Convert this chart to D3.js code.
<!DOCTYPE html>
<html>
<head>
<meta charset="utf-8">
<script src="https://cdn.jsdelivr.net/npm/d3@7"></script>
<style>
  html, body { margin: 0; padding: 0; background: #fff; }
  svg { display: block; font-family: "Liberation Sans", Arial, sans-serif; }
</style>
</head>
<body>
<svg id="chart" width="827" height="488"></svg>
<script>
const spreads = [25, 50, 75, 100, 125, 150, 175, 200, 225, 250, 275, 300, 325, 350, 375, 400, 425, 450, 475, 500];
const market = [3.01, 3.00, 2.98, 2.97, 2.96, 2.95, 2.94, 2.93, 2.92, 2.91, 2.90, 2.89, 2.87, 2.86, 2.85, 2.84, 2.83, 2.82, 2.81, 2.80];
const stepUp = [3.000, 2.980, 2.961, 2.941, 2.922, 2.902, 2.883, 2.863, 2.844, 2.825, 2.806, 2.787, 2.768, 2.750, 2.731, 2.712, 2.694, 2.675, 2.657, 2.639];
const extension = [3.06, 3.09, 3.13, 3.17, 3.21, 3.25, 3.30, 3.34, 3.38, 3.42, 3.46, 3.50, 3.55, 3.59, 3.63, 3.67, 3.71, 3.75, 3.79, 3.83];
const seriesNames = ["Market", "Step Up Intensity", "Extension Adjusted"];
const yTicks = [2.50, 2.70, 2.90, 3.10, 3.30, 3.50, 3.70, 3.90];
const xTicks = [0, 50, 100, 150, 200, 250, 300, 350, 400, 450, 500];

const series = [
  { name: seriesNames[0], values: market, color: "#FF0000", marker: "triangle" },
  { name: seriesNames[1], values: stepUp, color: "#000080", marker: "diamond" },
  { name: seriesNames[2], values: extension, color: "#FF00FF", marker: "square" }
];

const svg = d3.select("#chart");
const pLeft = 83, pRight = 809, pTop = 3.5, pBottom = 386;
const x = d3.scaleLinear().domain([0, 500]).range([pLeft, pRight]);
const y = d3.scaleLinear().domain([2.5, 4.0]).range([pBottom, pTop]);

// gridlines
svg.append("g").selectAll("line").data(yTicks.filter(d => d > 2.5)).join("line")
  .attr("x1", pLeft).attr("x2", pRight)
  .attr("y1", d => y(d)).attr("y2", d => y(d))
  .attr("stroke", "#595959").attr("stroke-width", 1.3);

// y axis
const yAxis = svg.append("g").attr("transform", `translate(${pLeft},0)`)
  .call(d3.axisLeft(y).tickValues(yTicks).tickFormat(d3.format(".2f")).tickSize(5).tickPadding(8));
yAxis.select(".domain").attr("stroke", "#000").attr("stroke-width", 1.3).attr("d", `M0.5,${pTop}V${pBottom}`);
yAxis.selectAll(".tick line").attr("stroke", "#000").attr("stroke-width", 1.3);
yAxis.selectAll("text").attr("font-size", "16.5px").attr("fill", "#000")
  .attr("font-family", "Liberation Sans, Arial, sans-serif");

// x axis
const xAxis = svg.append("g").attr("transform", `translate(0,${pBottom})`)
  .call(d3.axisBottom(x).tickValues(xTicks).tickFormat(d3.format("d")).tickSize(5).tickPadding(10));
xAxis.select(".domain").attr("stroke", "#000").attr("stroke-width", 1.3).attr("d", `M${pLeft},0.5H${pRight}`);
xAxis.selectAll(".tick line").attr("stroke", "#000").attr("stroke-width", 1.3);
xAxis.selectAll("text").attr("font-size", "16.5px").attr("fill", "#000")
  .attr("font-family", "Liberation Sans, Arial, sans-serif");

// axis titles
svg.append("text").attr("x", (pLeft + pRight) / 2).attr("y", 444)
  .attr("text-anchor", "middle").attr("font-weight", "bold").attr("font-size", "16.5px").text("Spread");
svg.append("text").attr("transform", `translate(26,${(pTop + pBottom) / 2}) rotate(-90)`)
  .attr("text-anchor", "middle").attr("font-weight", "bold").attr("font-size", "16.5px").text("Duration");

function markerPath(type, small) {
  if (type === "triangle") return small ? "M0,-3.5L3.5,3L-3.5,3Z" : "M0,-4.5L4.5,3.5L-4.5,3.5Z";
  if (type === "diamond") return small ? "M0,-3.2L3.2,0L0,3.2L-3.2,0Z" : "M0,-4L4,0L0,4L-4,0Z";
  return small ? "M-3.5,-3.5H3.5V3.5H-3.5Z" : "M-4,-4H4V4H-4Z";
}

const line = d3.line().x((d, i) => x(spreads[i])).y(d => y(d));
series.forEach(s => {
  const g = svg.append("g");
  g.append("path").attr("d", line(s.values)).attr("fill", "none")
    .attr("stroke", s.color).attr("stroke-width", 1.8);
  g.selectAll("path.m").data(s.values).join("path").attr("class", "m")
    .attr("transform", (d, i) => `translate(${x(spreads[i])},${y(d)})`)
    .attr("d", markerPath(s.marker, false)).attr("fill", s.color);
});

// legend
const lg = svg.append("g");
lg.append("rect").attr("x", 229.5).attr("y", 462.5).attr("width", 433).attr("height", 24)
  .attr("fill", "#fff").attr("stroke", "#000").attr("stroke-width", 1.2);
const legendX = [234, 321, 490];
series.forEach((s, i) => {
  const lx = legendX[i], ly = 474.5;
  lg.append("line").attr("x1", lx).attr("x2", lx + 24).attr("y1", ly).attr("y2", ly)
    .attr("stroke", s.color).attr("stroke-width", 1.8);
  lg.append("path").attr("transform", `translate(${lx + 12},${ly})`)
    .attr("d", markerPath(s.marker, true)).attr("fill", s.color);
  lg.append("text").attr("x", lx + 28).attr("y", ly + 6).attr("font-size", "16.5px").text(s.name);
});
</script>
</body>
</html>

※

▶ **WHAT IS NEEDED**:
Repeat every line of the data, exactly and in full.

▶ **SOLUTION FOR THIS PROBLEM**:
Convert this chart to D3.js code.
<!DOCTYPE html>
<html>
<head>
<meta charset="utf-8">
<script src="https://cdn.jsdelivr.net/npm/d3@7"></script>
<style>
  html, body { margin: 0; padding: 0; background: #fff; }
  svg { display: block; font-family: "Liberation Sans", Arial, sans-serif; }
</style>
</head>
<body>
<svg id="chart" width="827" height="488"></svg>
<script>
const spreads = [25, 50, 75, 100, 125, 150, 175, 200, 225, 250, 275, 300, 325, 350, 375, 400, 425, 450, 475, 500];
const market = [3.01, 3.00, 2.98, 2.97, 2.96, 2.95, 2.94, 2.93, 2.92, 2.91, 2.90, 2.89, 2.87, 2.86, 2.85, 2.84, 2.83, 2.82, 2.81, 2.80];
const stepUp = [3.000, 2.980, 2.961, 2.941, 2.922, 2.902, 2.883, 2.863, 2.844, 2.825, 2.806, 2.787, 2.768, 2.750, 2.731, 2.712, 2.694, 2.675, 2.657, 2.639];
const extension = [3.06, 3.09, 3.13, 3.17, 3.21, 3.25, 3.30, 3.34, 3.38, 3.42, 3.46, 3.50, 3.55, 3.59, 3.63, 3.67, 3.71, 3.75, 3.79, 3.83];
const seriesNames = ["Market", "Step Up Intensity", "Extension Adjusted"];
const yTicks = [2.50, 2.70, 2.90, 3.10, 3.30, 3.50, 3.70, 3.90];
const xTicks = [0, 50, 100, 150, 200, 250, 300, 350, 400, 450, 500];

const series = [
  { name: seriesNames[0], values: market, color: "#FF0000", marker: "triangle" },
  { name: seriesNames[1], values: stepUp, color: "#000080", marker: "diamond" },
  { name: seriesNames[2], values: extension, color: "#FF00FF", marker: "square" }
];

const svg = d3.select("#chart");
const pLeft = 83, pRight = 809, pTop = 3.5, pBottom = 386;
const x = d3.scaleLinear().domain([0, 500]).range([pLeft, pRight]);
const y = d3.scaleLinear().domain([2.5, 4.0]).range([pBottom, pTop]);

// gridlines
svg.append("g").selectAll("line").data(yTicks.filter(d => d > 2.5)).join("line")
  .attr("x1", pLeft).attr("x2", pRight)
  .attr("y1", d => y(d)).attr("y2", d => y(d))
  .attr("stroke", "#595959").attr("stroke-width", 1.3);

// y axis
const yAxis = svg.append("g").attr("transform", `translate(${pLeft},0)`)
  .call(d3.axisLeft(y).tickValues(yTicks).tickFormat(d3.format(".2f")).tickSize(5).tickPadding(8));
yAxis.select(".domain").attr("stroke", "#000").attr("stroke-width", 1.3).attr("d", `M0.5,${pTop}V${pBottom}`);
yAxis.selectAll(".tick line").attr("stroke", "#000").attr("stroke-width", 1.3);
yAxis.selectAll("text").attr("font-size", "16.5px").attr("fill", "#000")
  .attr("font-family", "Liberation Sans, Arial, sans-serif");

// x axis
const xAxis = svg.append("g").attr("transform", `translate(0,${pBottom})`)
  .call(d3.axisBottom(x).tickValues(xTicks).tickFormat(d3.format("d")).tickSize(5).tickPadding(10));
xAxis.select(".domain").attr("stroke", "#000").attr("stroke-width", 1.3).attr("d", `M${pLeft},0.5H${pRight}`);
xAxis.selectAll(".tick line").attr("stroke", "#000").attr("stroke-width", 1.3);
xAxis.selectAll("text").attr("font-size", "16.5px").attr("fill", "#000")
  .attr("font-family", "Liberation Sans, Arial, sans-serif");

// axis titles
svg.append("text").attr("x", (pLeft + pRight) / 2).attr("y", 444)
  .attr("text-anchor", "middle").attr("font-weight", "bold").attr("font-size", "16.5px").text("Spread");
svg.append("text").attr("transform", `translate(26,${(pTop + pBottom) / 2}) rotate(-90)`)
  .attr("text-anchor", "middle").attr("font-weight", "bold").attr("font-size", "16.5px").text("Duration");

function markerPath(type, small) {
  if (type === "triangle") return small ? "M0,-3.5L3.5,3L-3.5,3Z" : "M0,-4.5L4.5,3.5L-4.5,3.5Z";
  if (type === "diamond") return small ? "M0,-3.2L3.2,0L0,3.2L-3.2,0Z" : "M0,-4L4,0L0,4L-4,0Z";
  return small ? "M-3.5,-3.5H3.5V3.5H-3.5Z" : "M-4,-4H4V4H-4Z";
}

const line = d3.line().x((d, i) => x(spreads[i])).y(d => y(d));
series.forEach(s => {
  const g = svg.append("g");
  g.append("path").attr("d", line(s.values)).attr("fill", "none")
    .attr("stroke", s.color).attr("stroke-width", 1.8);
  g.selectAll("path.m").data(s.values).join("path").attr("class", "m")
    .attr("transform", (d, i) => `translate(${x(spreads[i])},${y(d)})`)
    .attr("d", markerPath(s.marker, false)).attr("fill", s.color);
});

// legend
const lg = svg.append("g");
lg.append("rect").attr("x", 229.5).attr("y", 462.5).attr("width", 433).attr("height", 24)
  .attr("fill", "#fff").attr("stroke", "#000").attr("stroke-width", 1.2);
const legendX = [234, 321, 490];
series.forEach((s, i) => {
  const lx = legendX[i], ly = 474.5;
  lg.append("line").attr("x1", lx).attr("x2", lx + 24).attr("y1", ly).attr("y2", ly)
    .attr("stroke", s.color).attr("stroke-width", 1.8);
  lg.append("path").attr("transform", `translate(${lx + 12},${ly})`)
    .attr("d", markerPath(s.marker, true)).attr("fill", s.color);
  lg.append("text").attr("x", lx + 28).attr("y", ly + 6).attr("font-size", "16.5px").text(s.name);
});
</script>
</body>
</html>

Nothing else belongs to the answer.